■ THE REQUEST: Write out each line that follows exactly as it stands, without the pictures.

---------- RECORDS PROVIDED ----------

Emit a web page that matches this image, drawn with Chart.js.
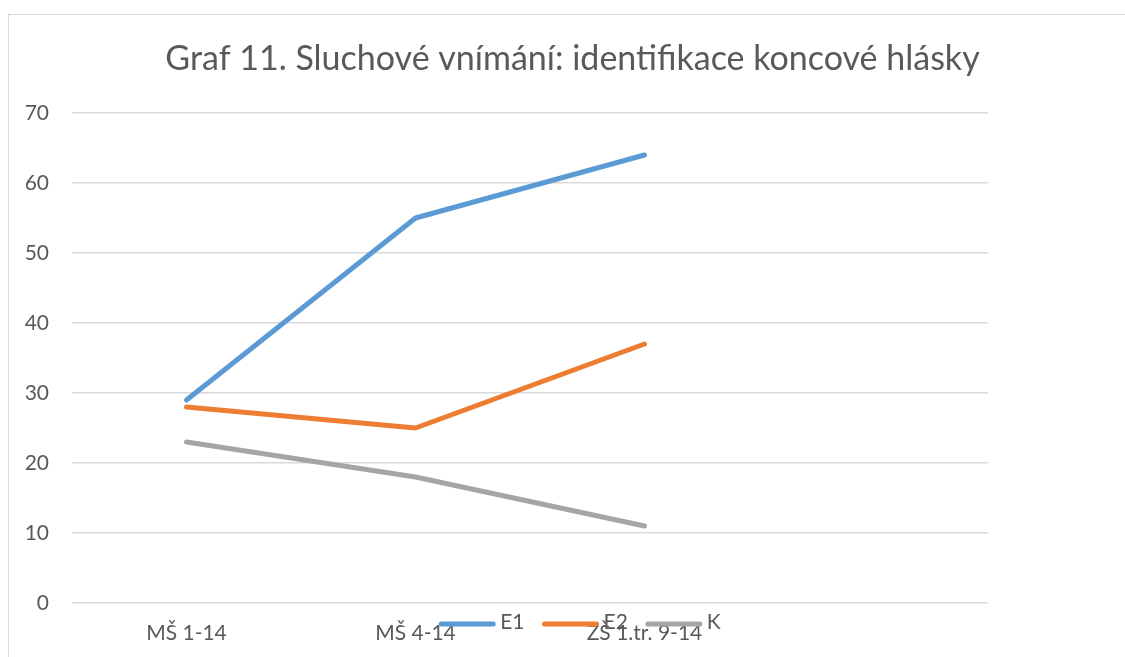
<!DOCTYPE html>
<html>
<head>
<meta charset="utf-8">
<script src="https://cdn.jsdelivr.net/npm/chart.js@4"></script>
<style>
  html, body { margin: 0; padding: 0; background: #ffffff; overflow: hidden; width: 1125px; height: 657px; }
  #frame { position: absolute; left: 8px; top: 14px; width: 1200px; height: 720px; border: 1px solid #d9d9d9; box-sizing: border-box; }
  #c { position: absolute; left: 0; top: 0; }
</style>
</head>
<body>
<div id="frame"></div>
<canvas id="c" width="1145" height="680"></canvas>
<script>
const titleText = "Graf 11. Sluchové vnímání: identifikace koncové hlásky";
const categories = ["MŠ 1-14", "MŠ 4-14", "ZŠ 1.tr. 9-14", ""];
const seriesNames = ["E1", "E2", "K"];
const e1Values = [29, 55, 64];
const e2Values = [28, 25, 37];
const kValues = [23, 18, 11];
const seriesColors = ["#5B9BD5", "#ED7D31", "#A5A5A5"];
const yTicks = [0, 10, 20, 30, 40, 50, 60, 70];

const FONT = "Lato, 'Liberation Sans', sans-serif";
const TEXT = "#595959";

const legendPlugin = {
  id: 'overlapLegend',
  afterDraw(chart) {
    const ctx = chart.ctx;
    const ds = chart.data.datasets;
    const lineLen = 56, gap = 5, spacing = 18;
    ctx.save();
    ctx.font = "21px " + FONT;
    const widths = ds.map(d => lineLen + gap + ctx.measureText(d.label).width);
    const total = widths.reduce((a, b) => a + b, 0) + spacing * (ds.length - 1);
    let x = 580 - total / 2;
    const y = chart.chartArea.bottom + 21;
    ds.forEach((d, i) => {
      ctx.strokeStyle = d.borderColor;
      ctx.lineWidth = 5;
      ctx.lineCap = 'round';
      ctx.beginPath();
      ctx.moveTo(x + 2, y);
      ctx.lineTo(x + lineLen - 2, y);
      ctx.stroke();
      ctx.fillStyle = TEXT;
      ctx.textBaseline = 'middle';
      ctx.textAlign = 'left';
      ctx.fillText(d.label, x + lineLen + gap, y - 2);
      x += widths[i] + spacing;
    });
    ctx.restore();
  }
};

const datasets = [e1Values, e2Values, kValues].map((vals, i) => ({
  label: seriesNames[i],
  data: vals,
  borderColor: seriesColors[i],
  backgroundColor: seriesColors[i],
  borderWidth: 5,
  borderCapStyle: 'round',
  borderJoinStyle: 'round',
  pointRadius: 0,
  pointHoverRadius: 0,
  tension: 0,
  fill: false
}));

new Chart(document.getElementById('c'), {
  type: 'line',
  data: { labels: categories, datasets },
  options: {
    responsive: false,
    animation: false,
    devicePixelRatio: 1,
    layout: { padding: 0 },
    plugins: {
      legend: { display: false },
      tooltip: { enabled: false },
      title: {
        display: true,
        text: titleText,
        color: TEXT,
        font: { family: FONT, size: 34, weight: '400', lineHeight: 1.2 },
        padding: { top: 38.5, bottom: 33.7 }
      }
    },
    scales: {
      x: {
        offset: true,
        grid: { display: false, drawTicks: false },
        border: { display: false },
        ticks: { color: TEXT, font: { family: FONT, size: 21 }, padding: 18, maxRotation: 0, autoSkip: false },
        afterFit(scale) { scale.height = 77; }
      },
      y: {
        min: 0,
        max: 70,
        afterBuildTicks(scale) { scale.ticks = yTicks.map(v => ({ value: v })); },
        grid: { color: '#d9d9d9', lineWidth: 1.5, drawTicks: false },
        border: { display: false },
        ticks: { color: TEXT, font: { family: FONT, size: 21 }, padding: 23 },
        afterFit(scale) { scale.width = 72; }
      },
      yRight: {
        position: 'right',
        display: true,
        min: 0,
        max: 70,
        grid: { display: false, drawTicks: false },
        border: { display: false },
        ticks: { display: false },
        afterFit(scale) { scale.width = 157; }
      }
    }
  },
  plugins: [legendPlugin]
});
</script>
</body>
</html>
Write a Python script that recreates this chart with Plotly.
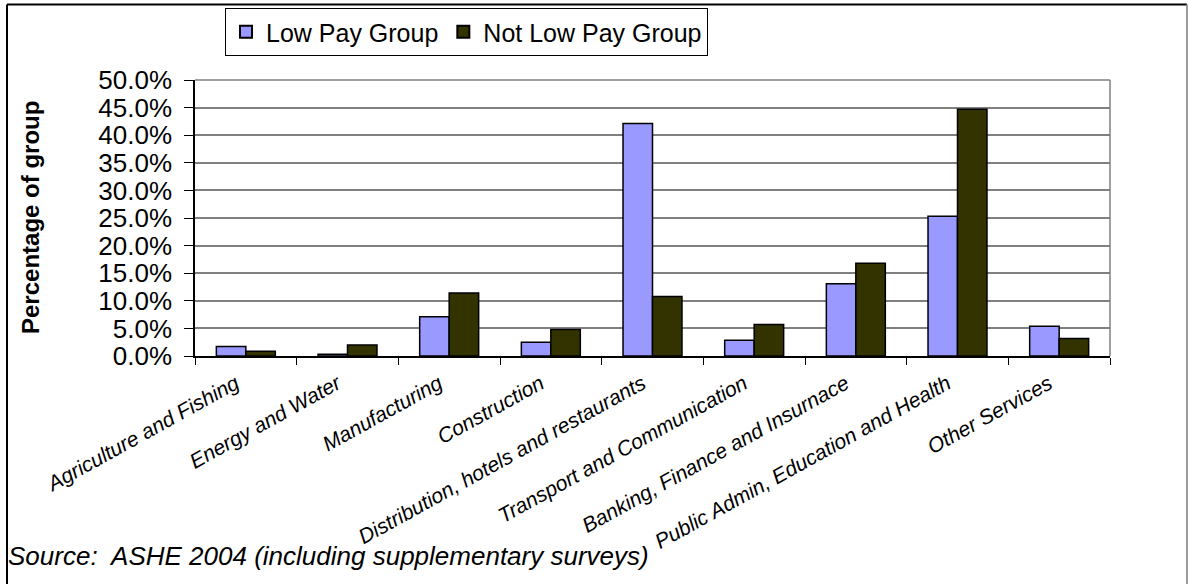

----------

■ OUTPUT:
Emit a web page that matches this image, drawn with Chart.js.
<!DOCTYPE html>
<html>
<head>
<meta charset="utf-8">
<script src="https://cdn.jsdelivr.net/npm/chart.js@4"></script>
<style>
  html, body { margin: 0; padding: 0; background: #ffffff; overflow: hidden; width: 1125px; height: 657px; }
  #frame { position: absolute; left: 8px; top: 14px; width: 1200px; height: 720px; border: 1px solid #d9d9d9; box-sizing: border-box; }
  #c { position: absolute; left: 0; top: 0; }
</style>
</head>
<body>
<div id="frame"></div>
<canvas id="c" width="1145" height="680"></canvas>
<script>
const titleText = "Graf 11. Sluchové vnímání: identifikace koncové hlásky";
const categories = ["MŠ 1-14", "MŠ 4-14", "ZŠ 1.tr. 9-14", ""];
const seriesNames = ["E1", "E2", "K"];
const e1Values = [29, 55, 64];
const e2Values = [28, 25, 37];
const kValues = [23, 18, 11];
const seriesColors = ["#5B9BD5", "#ED7D31", "#A5A5A5"];
const yTicks = [0, 10, 20, 30, 40, 50, 60, 70];

const FONT = "Lato, 'Liberation Sans', sans-serif";
const TEXT = "#595959";

const legendPlugin = {
  id: 'overlapLegend',
  afterDraw(chart) {
    const ctx = chart.ctx;
    const ds = chart.data.datasets;
    const lineLen = 56, gap = 5, spacing = 18;
    ctx.save();
    ctx.font = "21px " + FONT;
    const widths = ds.map(d => lineLen + gap + ctx.measureText(d.label).width);
    const total = widths.reduce((a, b) => a + b, 0) + spacing * (ds.length - 1);
    let x = 580 - total / 2;
    const y = chart.chartArea.bottom + 21;
    ds.forEach((d, i) => {
      ctx.strokeStyle = d.borderColor;
      ctx.lineWidth = 5;
      ctx.lineCap = 'round';
      ctx.beginPath();
      ctx.moveTo(x + 2, y);
      ctx.lineTo(x + lineLen - 2, y);
      ctx.stroke();
      ctx.fillStyle = TEXT;
      ctx.textBaseline = 'middle';
      ctx.textAlign = 'left';
      ctx.fillText(d.label, x + lineLen + gap, y - 2);
      x += widths[i] + spacing;
    });
    ctx.restore();
  }
};

const datasets = [e1Values, e2Values, kValues].map((vals, i) => ({
  label: seriesNames[i],
  data: vals,
  borderColor: seriesColors[i],
  backgroundColor: seriesColors[i],
  borderWidth: 5,
  borderCapStyle: 'round',
  borderJoinStyle: 'round',
  pointRadius: 0,
  pointHoverRadius: 0,
  tension: 0,
  fill: false
}));

new Chart(document.getElementById('c'), {
  type: 'line',
  data: { labels: categories, datasets },
  options: {
    responsive: false,
    animation: false,
    devicePixelRatio: 1,
    layout: { padding: 0 },
    plugins: {
      legend: { display: false },
      tooltip: { enabled: false },
      title: {
        display: true,
        text: titleText,
        color: TEXT,
        font: { family: FONT, size: 34, weight: '400', lineHeight: 1.2 },
        padding: { top: 38.5, bottom: 33.7 }
      }
    },
    scales: {
      x: {
        offset: true,
        grid: { display: false, drawTicks: false },
        border: { display: false },
        ticks: { color: TEXT, font: { family: FONT, size: 21 }, padding: 18, maxRotation: 0, autoSkip: false },
        afterFit(scale) { scale.height = 77; }
      },
      y: {
        min: 0,
        max: 70,
        afterBuildTicks(scale) { scale.ticks = yTicks.map(v => ({ value: v })); },
        grid: { color: '#d9d9d9', lineWidth: 1.5, drawTicks: false },
        border: { display: false },
        ticks: { color: TEXT, font: { family: FONT, size: 21 }, padding: 23 },
        afterFit(scale) { scale.width = 72; }
      },
      yRight: {
        position: 'right',
        display: true,
        min: 0,
        max: 70,
        grid: { display: false, drawTicks: false },
        border: { display: false },
        ticks: { display: false },
        afterFit(scale) { scale.width = 157; }
      }
    }
  },
  plugins: [legendPlugin]
});
</script>
</body>
</html>
Write a Python script that recreates this chart with Plotly.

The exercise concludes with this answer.